(EXERCISE AIM):
Extract, exactly, the lines from the line containing "Output the Python" to the line containing "from matplotlib.ticker import", with both lines included and any pictures left out.

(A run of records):
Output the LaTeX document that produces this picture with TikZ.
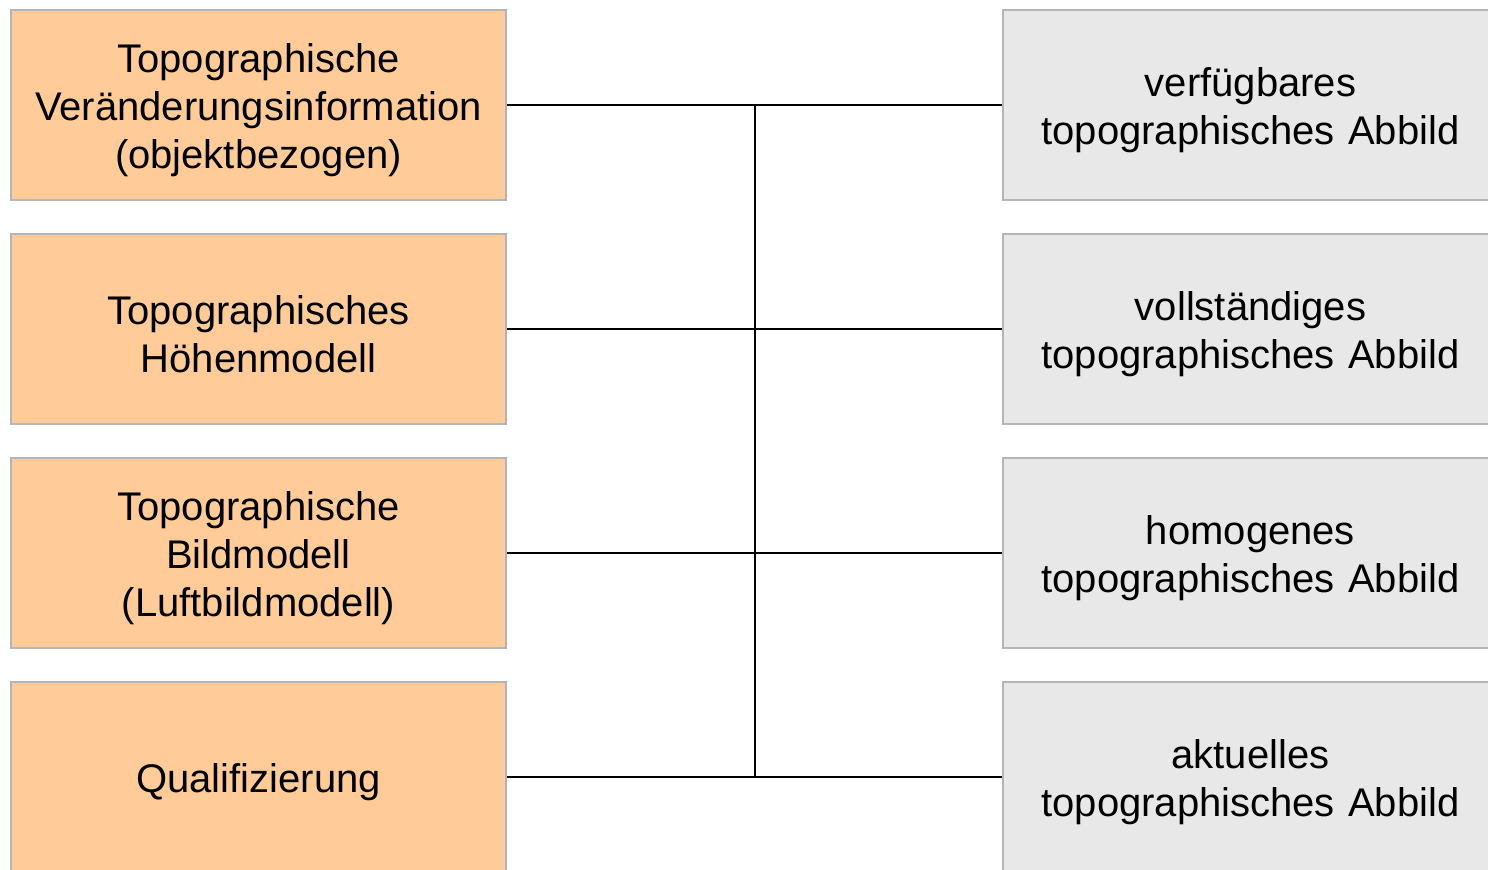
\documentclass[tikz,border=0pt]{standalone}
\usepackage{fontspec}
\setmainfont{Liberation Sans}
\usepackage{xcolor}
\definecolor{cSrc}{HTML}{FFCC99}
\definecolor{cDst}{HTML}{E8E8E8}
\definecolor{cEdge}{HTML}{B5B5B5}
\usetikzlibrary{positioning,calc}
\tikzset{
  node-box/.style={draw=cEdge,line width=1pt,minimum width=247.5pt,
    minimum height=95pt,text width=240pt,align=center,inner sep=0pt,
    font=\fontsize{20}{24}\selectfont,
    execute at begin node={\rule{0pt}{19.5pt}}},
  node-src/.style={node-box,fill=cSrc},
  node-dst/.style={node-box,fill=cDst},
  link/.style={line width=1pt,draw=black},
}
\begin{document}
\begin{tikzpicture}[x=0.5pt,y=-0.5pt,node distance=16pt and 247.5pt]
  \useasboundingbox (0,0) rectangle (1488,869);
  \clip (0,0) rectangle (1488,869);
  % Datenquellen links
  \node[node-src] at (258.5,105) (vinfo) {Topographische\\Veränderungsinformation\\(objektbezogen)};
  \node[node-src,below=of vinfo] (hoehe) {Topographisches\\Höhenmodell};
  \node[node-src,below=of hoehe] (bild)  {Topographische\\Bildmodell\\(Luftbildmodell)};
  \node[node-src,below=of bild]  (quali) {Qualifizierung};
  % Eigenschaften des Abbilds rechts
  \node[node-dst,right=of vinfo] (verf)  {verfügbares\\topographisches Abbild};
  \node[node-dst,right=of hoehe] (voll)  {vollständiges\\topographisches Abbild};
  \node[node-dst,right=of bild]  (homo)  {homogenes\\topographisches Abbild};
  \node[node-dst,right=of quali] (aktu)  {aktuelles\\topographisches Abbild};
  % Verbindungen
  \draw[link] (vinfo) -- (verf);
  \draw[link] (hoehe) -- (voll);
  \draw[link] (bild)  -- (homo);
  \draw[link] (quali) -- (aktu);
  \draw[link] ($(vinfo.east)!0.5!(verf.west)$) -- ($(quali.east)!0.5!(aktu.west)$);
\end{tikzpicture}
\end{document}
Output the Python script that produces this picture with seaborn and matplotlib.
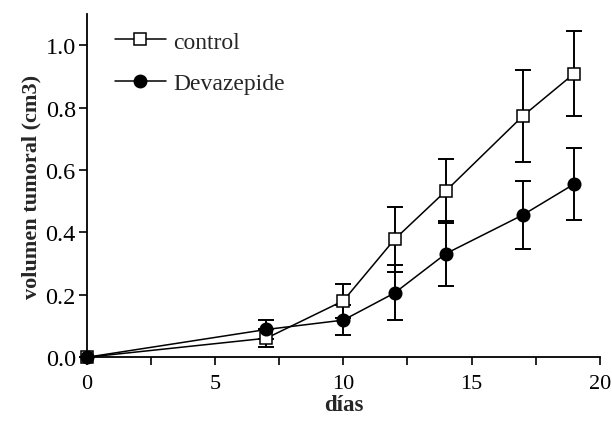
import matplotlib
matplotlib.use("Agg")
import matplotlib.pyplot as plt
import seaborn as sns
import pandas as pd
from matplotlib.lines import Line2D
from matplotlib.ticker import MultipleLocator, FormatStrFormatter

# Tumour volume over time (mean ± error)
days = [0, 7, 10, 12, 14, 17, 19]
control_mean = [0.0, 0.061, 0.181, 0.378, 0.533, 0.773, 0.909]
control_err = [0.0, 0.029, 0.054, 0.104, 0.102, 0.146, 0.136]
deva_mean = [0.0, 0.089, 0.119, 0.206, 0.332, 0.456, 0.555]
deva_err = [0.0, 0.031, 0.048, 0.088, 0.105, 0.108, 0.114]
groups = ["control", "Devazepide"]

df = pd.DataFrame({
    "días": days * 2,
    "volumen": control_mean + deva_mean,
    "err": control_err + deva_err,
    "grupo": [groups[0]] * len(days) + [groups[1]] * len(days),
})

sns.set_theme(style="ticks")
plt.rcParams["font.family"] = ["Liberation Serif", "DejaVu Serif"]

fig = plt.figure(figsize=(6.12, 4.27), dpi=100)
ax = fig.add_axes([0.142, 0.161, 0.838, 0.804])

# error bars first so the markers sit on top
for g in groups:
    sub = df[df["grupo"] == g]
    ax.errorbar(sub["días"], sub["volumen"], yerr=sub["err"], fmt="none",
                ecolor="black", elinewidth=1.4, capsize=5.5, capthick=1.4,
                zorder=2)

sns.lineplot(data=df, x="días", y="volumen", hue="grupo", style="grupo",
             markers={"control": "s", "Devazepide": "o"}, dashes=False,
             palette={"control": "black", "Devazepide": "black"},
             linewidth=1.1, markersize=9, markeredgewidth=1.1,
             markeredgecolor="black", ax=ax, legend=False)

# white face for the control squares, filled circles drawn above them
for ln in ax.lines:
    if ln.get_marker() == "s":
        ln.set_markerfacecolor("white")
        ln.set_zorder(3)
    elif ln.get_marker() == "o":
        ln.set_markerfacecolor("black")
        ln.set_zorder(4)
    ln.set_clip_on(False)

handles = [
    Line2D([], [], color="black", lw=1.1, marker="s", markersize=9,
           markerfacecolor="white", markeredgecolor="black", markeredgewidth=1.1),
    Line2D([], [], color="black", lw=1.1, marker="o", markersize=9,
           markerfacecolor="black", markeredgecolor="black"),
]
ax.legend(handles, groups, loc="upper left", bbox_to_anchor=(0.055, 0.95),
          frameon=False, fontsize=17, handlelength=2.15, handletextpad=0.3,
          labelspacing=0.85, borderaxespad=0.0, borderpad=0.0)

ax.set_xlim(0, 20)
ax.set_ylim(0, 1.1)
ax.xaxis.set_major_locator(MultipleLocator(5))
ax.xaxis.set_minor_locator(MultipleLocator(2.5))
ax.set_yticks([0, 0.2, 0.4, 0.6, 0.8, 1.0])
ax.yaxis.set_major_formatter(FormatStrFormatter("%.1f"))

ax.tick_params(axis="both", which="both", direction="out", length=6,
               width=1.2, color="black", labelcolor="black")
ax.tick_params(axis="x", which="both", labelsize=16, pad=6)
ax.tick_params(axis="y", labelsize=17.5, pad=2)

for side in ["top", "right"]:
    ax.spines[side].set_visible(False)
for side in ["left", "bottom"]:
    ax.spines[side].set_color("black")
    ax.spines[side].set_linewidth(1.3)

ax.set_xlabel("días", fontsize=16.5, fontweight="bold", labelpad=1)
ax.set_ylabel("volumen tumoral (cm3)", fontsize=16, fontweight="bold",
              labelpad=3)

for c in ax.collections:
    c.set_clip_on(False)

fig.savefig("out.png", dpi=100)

(EXERCISE ANSWER):
Output the Python script that produces this picture with seaborn and matplotlib.
import matplotlib
matplotlib.use("Agg")
import matplotlib.pyplot as plt
import seaborn as sns
import pandas as pd
from matplotlib.lines import Line2D
from matplotlib.ticker import MultipleLocator, FormatStrFormatter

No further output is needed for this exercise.